* Begin *

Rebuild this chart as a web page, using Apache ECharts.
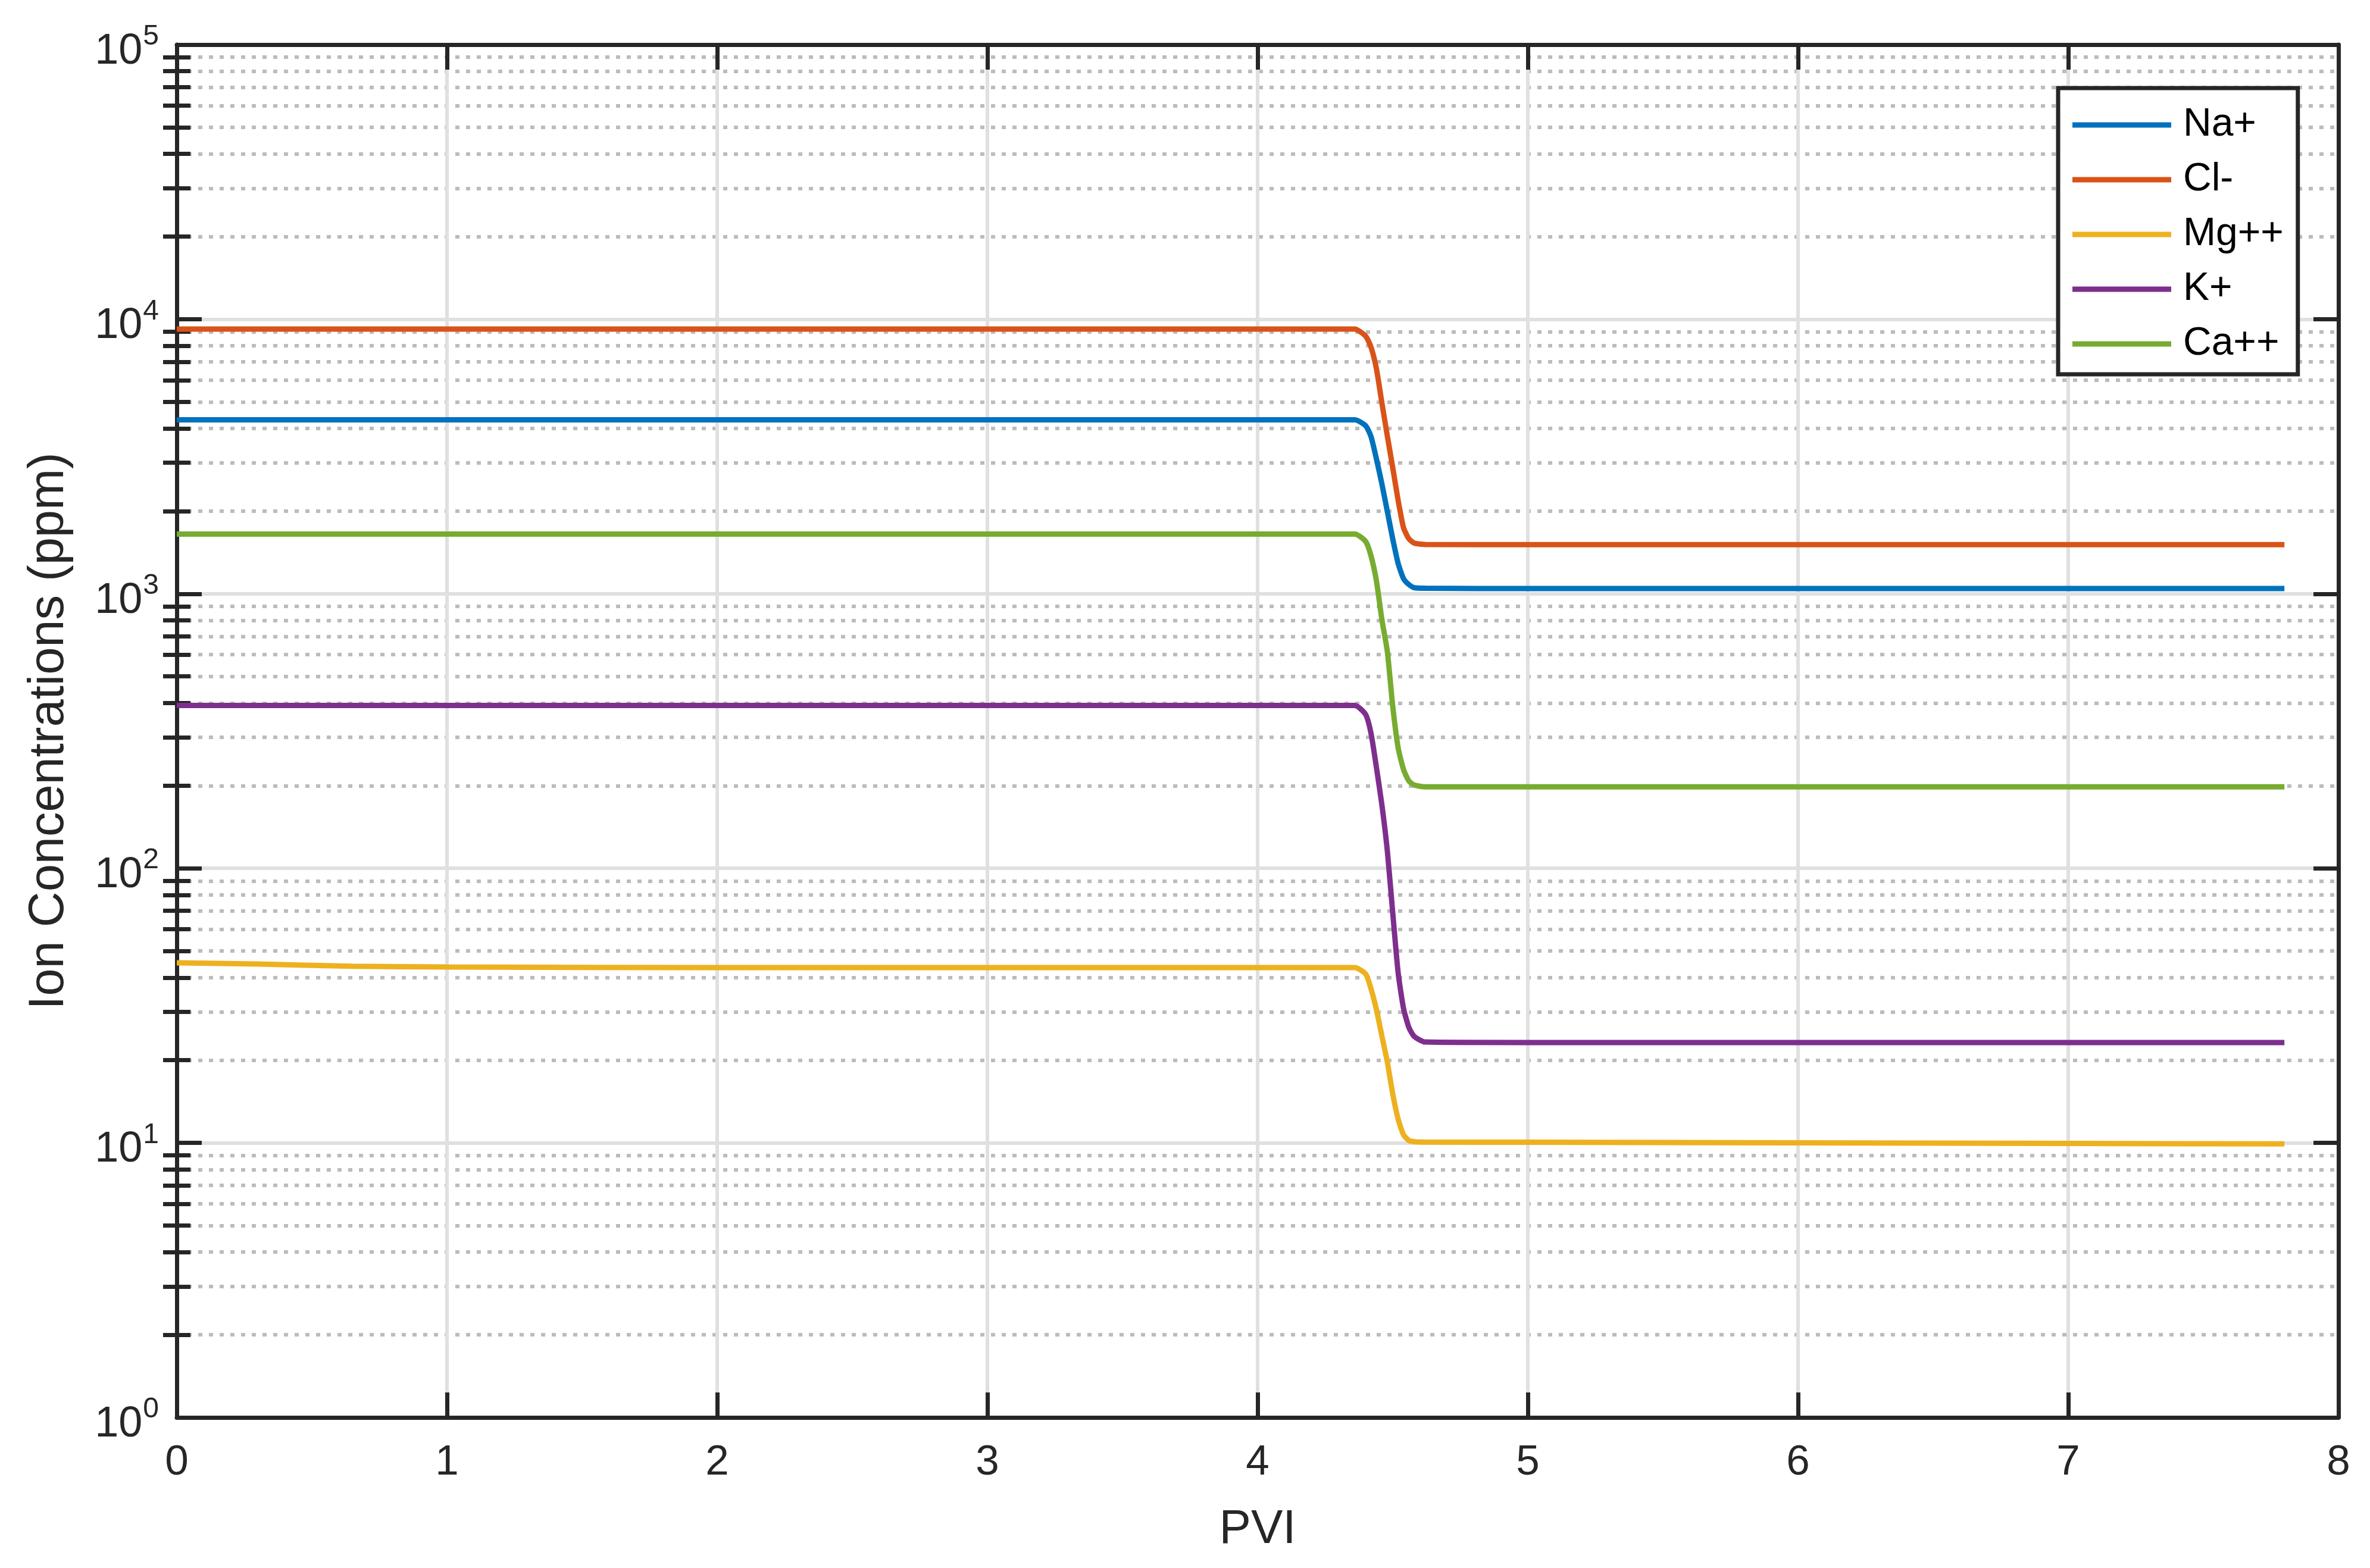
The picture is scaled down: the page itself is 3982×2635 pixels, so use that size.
<!DOCTYPE html>
<html><head><meta charset="utf-8">
<script src="https://cdn.jsdelivr.net/npm/echarts@6/dist/echarts.min.js"></script>
<style>html,body{margin:0;padding:0;background:#fff}#c{width:3982px;height:2635px}</style>
</head><body><div id="c"></div>
<script>
// ---- data ----
const PVI   = [0, 0.3, 0.65, 1, 2, 3, 4, 4.36, 4.40, 4.42, 4.44, 4.46, 4.48, 4.50, 4.52, 4.54, 4.56, 4.58, 4.62, 5, 6, 7, 7.8];
const NA    = [4300, 4300, 4300, 4300, 4300, 4300, 4300, 4300, 4090, 3730, 3090, 2510, 1995, 1585, 1290, 1135, 1080, 1052, 1047, 1045, 1045, 1045, 1045];
const CL    = [9200, 9200, 9200, 9200, 9200, 9200, 9200, 9200, 8670, 7890, 6580, 4950, 3760, 2880, 2190, 1740, 1585, 1528, 1512, 1510, 1510, 1510, 1510];
const MG    = [45.3, 44.8, 44.0, 43.7, 43.5, 43.5, 43.5, 43.5, 41.2, 36.3, 30.5, 24.5, 19.7, 15.1, 12.2, 10.7, 10.2, 10.1, 10.07, 10.05, 10.0, 9.95, 9.92];
const K     = [392, 392, 392, 392, 392, 392, 392, 392, 363, 309, 232, 170, 116, 69, 41.7, 30.9, 26.3, 24.4, 23.3, 23.2, 23.2, 23.2, 23.2];
const CA    = [1650, 1650, 1650, 1650, 1650, 1650, 1650, 1650, 1550, 1370, 1110, 804, 617, 390, 275, 229, 208, 201, 198, 198, 198, 198, 198];
const NAMES = ['Na+', 'Cl-', 'Mg++', 'K+', 'Ca++'];
const VALUES = [NA, CL, MG, K, CA];
const COLORS = ['#0072BD', '#D95319', '#EDB120', '#7E2F8E', '#77AC30'];
const Y_MAJOR = [1, 10, 100, 1000, 10000, 100000];
const Y_MINOR = [2, 3, 4, 5, 6, 7, 8, 9, 20, 30, 40, 50, 60, 70, 80, 90, 200, 300, 400, 500, 600, 700, 800, 900,
                 2000, 3000, 4000, 5000, 6000, 7000, 8000, 9000, 20000, 30000, 40000, 50000, 60000, 70000, 80000, 90000];
const X_TITLE = 'PVI';
const Y_TITLE = 'Ion Concentrations (ppm)';

// ---- styles ----
const DARK = '#262626';
const FONT = 'Liberation Sans, Arial, Helvetica, sans-serif';
const AX_W = 7;

const chart = echarts.init(document.getElementById('c'), null, {renderer: 'canvas'});

function yAxisBase(pos) {
  return {type: 'log', logBase: 10, min: 1, max: 100000, position: pos, gridIndex: 0};
}

const option = {
  animation: false,
  backgroundColor: '#fff',
  textStyle: {fontFamily: FONT},
  grid: {left: 297, right: 53, top: 75, bottom: 253, containLabel: false},
  legend: {
    orient: 'vertical', left: 3458, top: 148,
    padding: [29, 24, 18, 24], itemGap: 26, itemWidth: 166, itemHeight: 9, icon: 'rect',
    borderColor: DARK, borderWidth: 7, backgroundColor: '#fff',
    textStyle: {fontSize: 66, color: '#000', lineHeight: 65, fontFamily: FONT, padding: [0, 0, 0, 15]},
    data: NAMES
  },
  xAxis: [
    {
      type: 'value', min: 0, max: 8, interval: 1, position: 'bottom',
      axisLine: {show: true, onZero: false, lineStyle: {color: DARK, width: AX_W}},
      axisTick: {show: true, inside: true, length: 42, lineStyle: {color: DARK, width: AX_W}},
      axisLabel: {fontSize: 71, color: DARK, margin: 41, fontFamily: FONT},
      splitLine: {show: true, lineStyle: {color: '#e0e0e0', width: 6}},
      name: X_TITLE, nameLocation: 'middle', nameGap: 149,
      nameTextStyle: {fontSize: 80, color: DARK, fontFamily: FONT}
    },
    {
      type: 'value', min: 0, max: 8, interval: 1, position: 'top',
      axisLine: {show: true, onZero: false, lineStyle: {color: DARK, width: AX_W}},
      axisTick: {show: true, inside: true, length: 42, lineStyle: {color: DARK, width: AX_W}},
      axisLabel: {show: false}, splitLine: {show: false}
    }
  ],
  yAxis: [
    Object.assign(yAxisBase('left'), {
      axisLine: {show: true, onZero: false, lineStyle: {color: DARK, width: AX_W}},
      axisTick: {show: true, inside: true, length: 42, customValues: Y_MAJOR, lineStyle: {color: DARK, width: AX_W}},
      axisLabel: {
        customValues: Y_MAJOR, margin: 30, color: DARK, padding: [24, 0, 0, 0],
        formatter: function (v) { return '{b|10}{s|' + Math.round(Math.log10(v)) + '}'; },
        rich: {
          b: {fontSize: 72, lineHeight: 72, color: DARK, fontFamily: FONT},
          s: {fontSize: 48, lineHeight: 48, color: DARK, fontFamily: FONT, padding: [0, 0, 50, 1]}
        }
      },
      splitLine: {show: true, lineStyle: {color: '#e0e0e0', width: 6}},
      name: Y_TITLE, nameLocation: 'middle', nameGap: 172, nameRotate: 90,
      nameTextStyle: {fontSize: 83, color: DARK, fontFamily: FONT}
    }),
    Object.assign(yAxisBase('left'), {
      axisLine: {show: false},
      axisTick: {show: true, inside: true, length: 23, customValues: Y_MINOR, lineStyle: {color: DARK, width: AX_W}},
      axisLabel: {show: false},
      splitLine: {show: true, lineStyle: {color: '#bcbcbc', width: 6, type: [7, 11]}}
    }),
    Object.assign(yAxisBase('right'), {
      axisLine: {show: true, onZero: false, lineStyle: {color: DARK, width: AX_W}},
      axisTick: {show: true, inside: true, length: 42, customValues: Y_MAJOR, lineStyle: {color: DARK, width: AX_W}},
      axisLabel: {show: false}, splitLine: {show: false}
    }),
    Object.assign(yAxisBase('right'), {
      axisLine: {show: false},
      axisTick: {show: true, inside: true, length: 23, customValues: Y_MINOR, lineStyle: {color: DARK, width: AX_W}},
      axisLabel: {show: false}, splitLine: {show: false}
    })
  ],
  series: NAMES.map(function (name, i) {
    return {
      name: name, type: 'line', xAxisIndex: 0, yAxisIndex: 0,
      data: PVI.map(function (x, j) { return [x, VALUES[i][j]]; }),
      showSymbol: false, symbol: 'none', smooth: 0.2,
      lineStyle: {color: COLORS[i], width: 9},
      itemStyle: {color: COLORS[i]},
      z: 3
    };
  })
};
chart.setOption(option);
</script></body></html>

* End *

◆ THE TASK:
Pictures are to be left out; repeat all the remaining data exactly.

◆ SOLUTION TO THE PROBLEM:
Rebuild this chart as a web page, using Apache ECharts.
The picture is scaled down: the page itself is 3982×2635 pixels, so use that size.
<!DOCTYPE html>
<html><head><meta charset="utf-8">
<script src="https://cdn.jsdelivr.net/npm/echarts@6/dist/echarts.min.js"></script>
<style>html,body{margin:0;padding:0;background:#fff}#c{width:3982px;height:2635px}</style>
</head><body><div id="c"></div>
<script>
// ---- data ----
const PVI   = [0, 0.3, 0.65, 1, 2, 3, 4, 4.36, 4.40, 4.42, 4.44, 4.46, 4.48, 4.50, 4.52, 4.54, 4.56, 4.58, 4.62, 5, 6, 7, 7.8];
const NA    = [4300, 4300, 4300, 4300, 4300, 4300, 4300, 4300, 4090, 3730, 3090, 2510, 1995, 1585, 1290, 1135, 1080, 1052, 1047, 1045, 1045, 1045, 1045];
const CL    = [9200, 9200, 9200, 9200, 9200, 9200, 9200, 9200, 8670, 7890, 6580, 4950, 3760, 2880, 2190, 1740, 1585, 1528, 1512, 1510, 1510, 1510, 1510];
const MG    = [45.3, 44.8, 44.0, 43.7, 43.5, 43.5, 43.5, 43.5, 41.2, 36.3, 30.5, 24.5, 19.7, 15.1, 12.2, 10.7, 10.2, 10.1, 10.07, 10.05, 10.0, 9.95, 9.92];
const K     = [392, 392, 392, 392, 392, 392, 392, 392, 363, 309, 232, 170, 116, 69, 41.7, 30.9, 26.3, 24.4, 23.3, 23.2, 23.2, 23.2, 23.2];
const CA    = [1650, 1650, 1650, 1650, 1650, 1650, 1650, 1650, 1550, 1370, 1110, 804, 617, 390, 275, 229, 208, 201, 198, 198, 198, 198, 198];
const NAMES = ['Na+', 'Cl-', 'Mg++', 'K+', 'Ca++'];
const VALUES = [NA, CL, MG, K, CA];
const COLORS = ['#0072BD', '#D95319', '#EDB120', '#7E2F8E', '#77AC30'];
const Y_MAJOR = [1, 10, 100, 1000, 10000, 100000];
const Y_MINOR = [2, 3, 4, 5, 6, 7, 8, 9, 20, 30, 40, 50, 60, 70, 80, 90, 200, 300, 400, 500, 600, 700, 800, 900,
                 2000, 3000, 4000, 5000, 6000, 7000, 8000, 9000, 20000, 30000, 40000, 50000, 60000, 70000, 80000, 90000];
const X_TITLE = 'PVI';
const Y_TITLE = 'Ion Concentrations (ppm)';

// ---- styles ----
const DARK = '#262626';
const FONT = 'Liberation Sans, Arial, Helvetica, sans-serif';
const AX_W = 7;

const chart = echarts.init(document.getElementById('c'), null, {renderer: 'canvas'});

function yAxisBase(pos) {
  return {type: 'log', logBase: 10, min: 1, max: 100000, position: pos, gridIndex: 0};
}

const option = {
  animation: false,
  backgroundColor: '#fff',
  textStyle: {fontFamily: FONT},
  grid: {left: 297, right: 53, top: 75, bottom: 253, containLabel: false},
  legend: {
    orient: 'vertical', left: 3458, top: 148,
    padding: [29, 24, 18, 24], itemGap: 26, itemWidth: 166, itemHeight: 9, icon: 'rect',
    borderColor: DARK, borderWidth: 7, backgroundColor: '#fff',
    textStyle: {fontSize: 66, color: '#000', lineHeight: 65, fontFamily: FONT, padding: [0, 0, 0, 15]},
    data: NAMES
  },
  xAxis: [
    {
      type: 'value', min: 0, max: 8, interval: 1, position: 'bottom',
      axisLine: {show: true, onZero: false, lineStyle: {color: DARK, width: AX_W}},
      axisTick: {show: true, inside: true, length: 42, lineStyle: {color: DARK, width: AX_W}},
      axisLabel: {fontSize: 71, color: DARK, margin: 41, fontFamily: FONT},
      splitLine: {show: true, lineStyle: {color: '#e0e0e0', width: 6}},
      name: X_TITLE, nameLocation: 'middle', nameGap: 149,
      nameTextStyle: {fontSize: 80, color: DARK, fontFamily: FONT}
    },
    {
      type: 'value', min: 0, max: 8, interval: 1, position: 'top',
      axisLine: {show: true, onZero: false, lineStyle: {color: DARK, width: AX_W}},
      axisTick: {show: true, inside: true, length: 42, lineStyle: {color: DARK, width: AX_W}},
      axisLabel: {show: false}, splitLine: {show: false}
    }
  ],
  yAxis: [
    Object.assign(yAxisBase('left'), {
      axisLine: {show: true, onZero: false, lineStyle: {color: DARK, width: AX_W}},
      axisTick: {show: true, inside: true, length: 42, customValues: Y_MAJOR, lineStyle: {color: DARK, width: AX_W}},
      axisLabel: {
        customValues: Y_MAJOR, margin: 30, color: DARK, padding: [24, 0, 0, 0],
        formatter: function (v) { return '{b|10}{s|' + Math.round(Math.log10(v)) + '}'; },
        rich: {
          b: {fontSize: 72, lineHeight: 72, color: DARK, fontFamily: FONT},
          s: {fontSize: 48, lineHeight: 48, color: DARK, fontFamily: FONT, padding: [0, 0, 50, 1]}
        }
      },
      splitLine: {show: true, lineStyle: {color: '#e0e0e0', width: 6}},
      name: Y_TITLE, nameLocation: 'middle', nameGap: 172, nameRotate: 90,
      nameTextStyle: {fontSize: 83, color: DARK, fontFamily: FONT}
    }),
    Object.assign(yAxisBase('left'), {
      axisLine: {show: false},
      axisTick: {show: true, inside: true, length: 23, customValues: Y_MINOR, lineStyle: {color: DARK, width: AX_W}},
      axisLabel: {show: false},
      splitLine: {show: true, lineStyle: {color: '#bcbcbc', width: 6, type: [7, 11]}}
    }),
    Object.assign(yAxisBase('right'), {
      axisLine: {show: true, onZero: false, lineStyle: {color: DARK, width: AX_W}},
      axisTick: {show: true, inside: true, length: 42, customValues: Y_MAJOR, lineStyle: {color: DARK, width: AX_W}},
      axisLabel: {show: false}, splitLine: {show: false}
    }),
    Object.assign(yAxisBase('right'), {
      axisLine: {show: false},
      axisTick: {show: true, inside: true, length: 23, customValues: Y_MINOR, lineStyle: {color: DARK, width: AX_W}},
      axisLabel: {show: false}, splitLine: {show: false}
    })
  ],
  series: NAMES.map(function (name, i) {
    return {
      name: name, type: 'line', xAxisIndex: 0, yAxisIndex: 0,
      data: PVI.map(function (x, j) { return [x, VALUES[i][j]]; }),
      showSymbol: false, symbol: 'none', smooth: 0.2,
      lineStyle: {color: COLORS[i], width: 9},
      itemStyle: {color: COLORS[i]},
      z: 3
    };
  })
};
chart.setOption(option);
</script></body></html>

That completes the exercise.